Mitchener, Yarde et al have staged Vocal Classics Of The Black Avant Garde once before, at London Contemporary Music Festival 2017, when they performed a 60 minute song suite consisting of 1960s and 70s music drawn from the US jazz avant garde and fired up by the era’s (ongoing) civil rights issues. These included works by the late, great vocalist, composer artist and educator Jeanne Lee (“Maximum Capacity”; “In These Last Days” from her 1979 album Nuba, with Andrew Cyrille and Jimmy Lyons), Bob James and Eric Dolphy (“A Personal Statement” aka “Jim Crow”,1964), Joseph Jarman (“Non-Cognitive Aspects Of The City”, 1967) Archie Shepp (“On This Night”, 1967), and more. At Cafe Oto, that hour-long set is virtually doubled in length to include a version of Yarde’s “Windrush Suite”, but also to allow the brilliant band assembled by Yarde and Mitchener for the premiere Vocal Classics performance to stretch out and take the music to places it might never have been been before, thereby restoring its Black Avant Garde status! With the exception of Alexander Hawkins depping for the absent Robert Mitchell on piano, the project reprises the LCMF ensemble of Neil Charles on double bass, Mark Sanders on drums, Byron Wallen on trumpet and Yarde on saxophone and pedals, with London based US poet Dante Micheaux joining Mitchener on vocals. As before, tonight’s show fires on the twin energies of 1960s/70s US civil rights and radical music movements, but now combined with the spirit of resistance and celebration of black Britain, as channelled through the experiences of the UK players performing tonight’s expanded programme.
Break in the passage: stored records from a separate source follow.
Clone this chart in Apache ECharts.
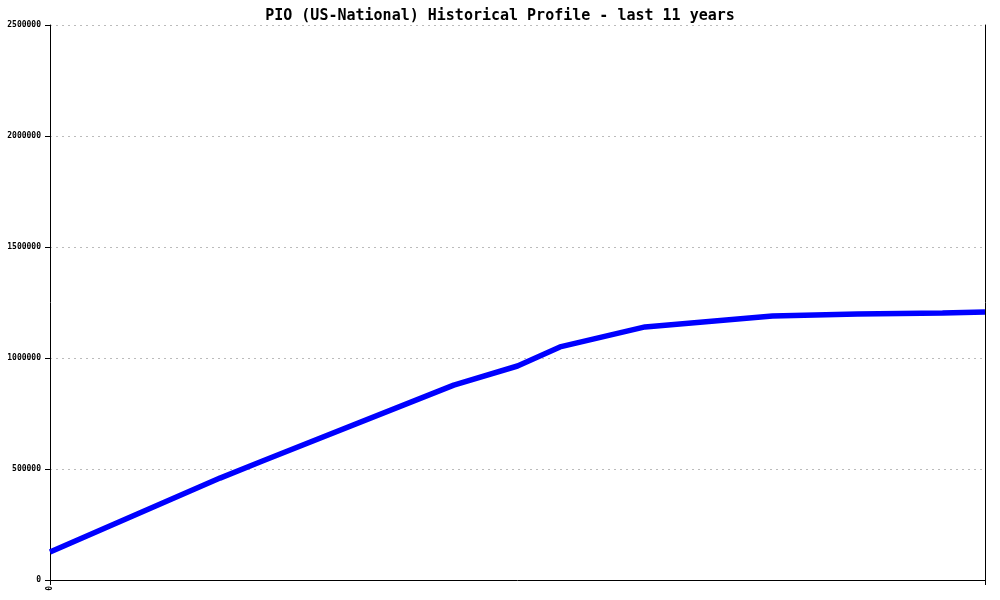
<!DOCTYPE html>
<html>
<head>
<meta charset="utf-8">
<script src="https://cdn.jsdelivr.net/npm/echarts@6/dist/echarts.min.js"></script>
<style>html,body{margin:0;padding:0;background:#fff}#c{width:1000px;height:600px}</style>
</head>
<body>
<div id="c"></div>
<script>
const titleText = "PIO (US-National) Historical Profile - last 11 years";
// months since start of the 11-year window
const months = [0, 24, 30, 57, 66, 72, 84, 102, 114, 126, 132];
const values = [126000, 459000, 536000, 878000, 964000, 1050000, 1140000, 1189000, 1198000, 1203000, 1207000];
const yTicks = [0, 500000, 1000000, 1500000, 2000000, 2500000];

const mono = "DejaVu Sans Mono";
const chart = echarts.init(document.getElementById('c'), null, {renderer: 'canvas'});
chart.setOption({
  animation: false,
  backgroundColor: '#ffffff',
  title: {
    text: titleText, left: 'center', top: 4,
    textStyle: {fontFamily: mono, fontSize: 15, fontWeight: 'bold', color: '#000'}
  },
  grid: {left: 50, right: 15, top: 25, bottom: 20, containLabel: false},
  xAxis: {
    type: 'value', min: 0, max: 132, interval: 132,
    axisLine: {lineStyle: {color: '#000', width: 1}},
    axisTick: {show: true, length: 5, lineStyle: {color: '#000'}},
    splitLine: {show: false},
    axisLabel: {
      rotate: 90, margin: 6, fontFamily: mono, fontSize: 8, fontWeight: 'bold', color: '#000',
      formatter: v => (v === months[0] ? '0' : '')
    }
  },
  yAxis: [{
    type: 'value', min: yTicks[0], max: yTicks[yTicks.length - 1], interval: yTicks[1] - yTicks[0],
    axisLine: {show: true, lineStyle: {color: '#000', width: 1}},
    axisTick: {show: true, length: 5, lineStyle: {color: '#000'}},
    axisLabel: {fontFamily: mono, fontSize: 8, fontWeight: 'bold', color: '#000', margin: 9,
      formatter: v => String(v)},
    splitLine: {show: true, lineStyle: {color: '#bbbbbb', type: [2, 4], width: 1}}
  }, {
    type: 'value', position: 'right', min: yTicks[0], max: yTicks[yTicks.length - 1],
    axisLine: {show: true, lineStyle: {color: '#000', width: 1}},
    axisTick: {show: false}, axisLabel: {show: false}, splitLine: {show: false}
  }],
  series: [{
    type: 'line',
    data: months.map((m, i) => [m, values[i]]),
    showSymbol: false, smooth: false,
    lineStyle: {color: '#0000ff', width: 5.5},
    itemStyle: {color: '#0000ff'}
  }]
});
</script>
</body>
</html>
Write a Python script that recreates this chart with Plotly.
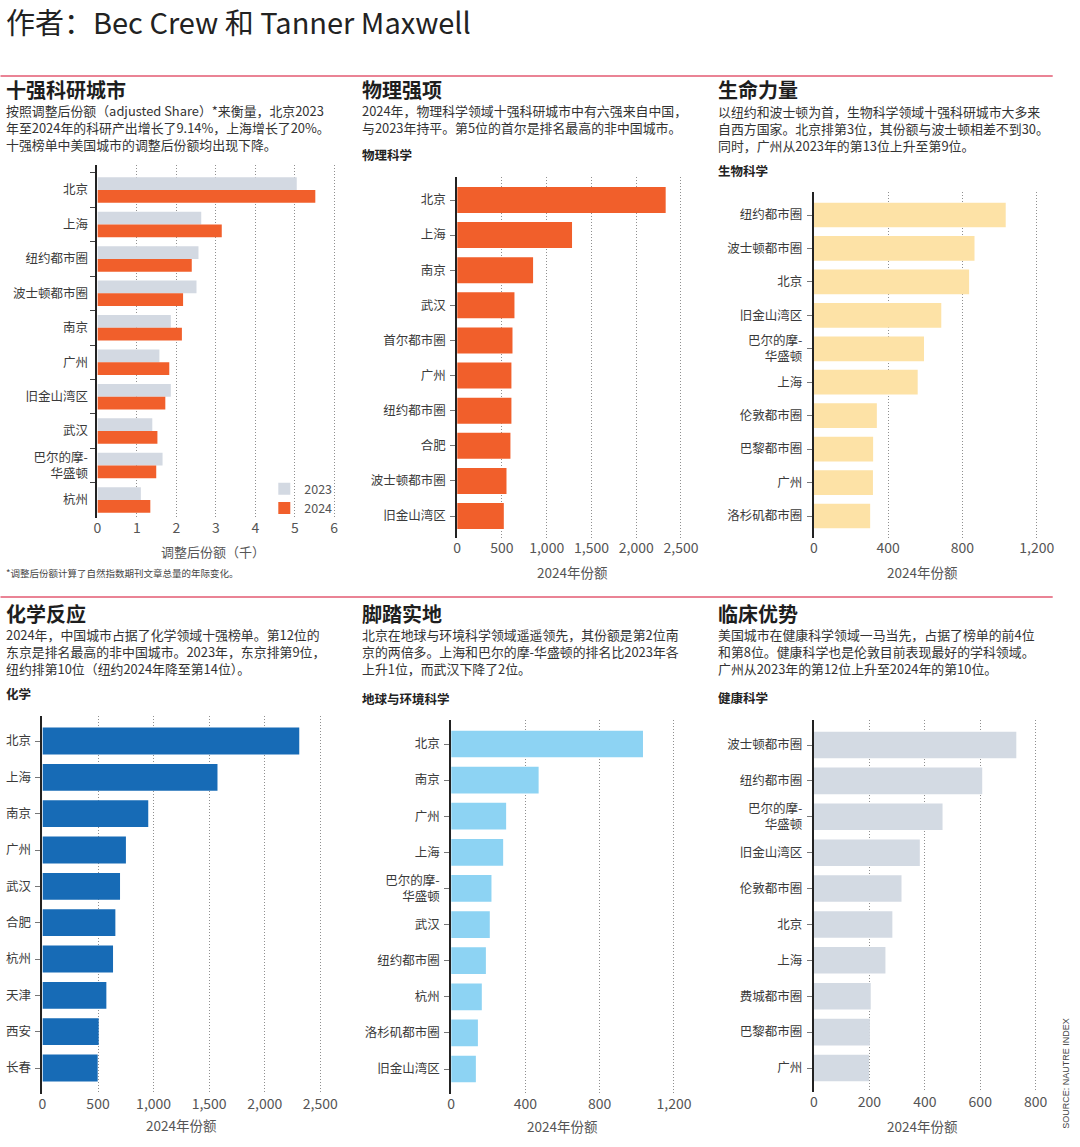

Regardless of which side of the Atlantic the music’s coming from, the underlying theme is perhaps rooted in the core thesis of the US black civil rights campaigner WEB Du Bois, subject of Archie Shepp’s 1967 tribute “On This Night” performed tonight. “The problem of the 20th century,” wrote Du Bois, “is the problem of the colour-line.” Over two hours, Mitchener and co find ever more imaginative ways of tearing loose from centuries of binding racism tied up in that colour-line, be it invoked in the freedom spiritual of their Bob James/Eric Dolphy “Jim Crow” tribute, or the harrowing tracts about contemporary alienation of Lee’s “In These Last Days”, as sung by Mitchener, and Jarman’s “Non-Cognitive Aspects Of The City”, as spoken by Micheaux.
Musically and spiritually, the ensemble have equipped themselves well with the means of resistance to the transatlantic legacy of racism passed down since the days of slavery. Ten days after their triumphant Vocal Classics performance, Mitchener, Charles and Yarde convene as The Rolling Calf trio to perform a 45 minute set at a Bleep X The Wire night in online retailer Bleep’s popup shop just around the corner from Cafe Oto. The name references a chain-rattling half man half goat creature of Jamaican folklore, and their continuous song-free improvisation underscores the musical freedom principles guiding the full ensemble’s Vocal Classics set, with each of the three breaking loose from rigid instrumental conventions, Mitchener’s ululating throatcalls as likely to provide any passage’s core riff, while Yarde variously pedals and cajoles his saxophones to speak in different voices and Charles saws, plucks and beats roaring acts of melancholy defiance from his bass. Combined with the new routes opened out of the past by their Vocal Classics colleagues ten days earlier, there’s really no holding them. Digging deep into their own history is exactly the long run up Mitchener and her ensemble need to make their great musical leaps into the future.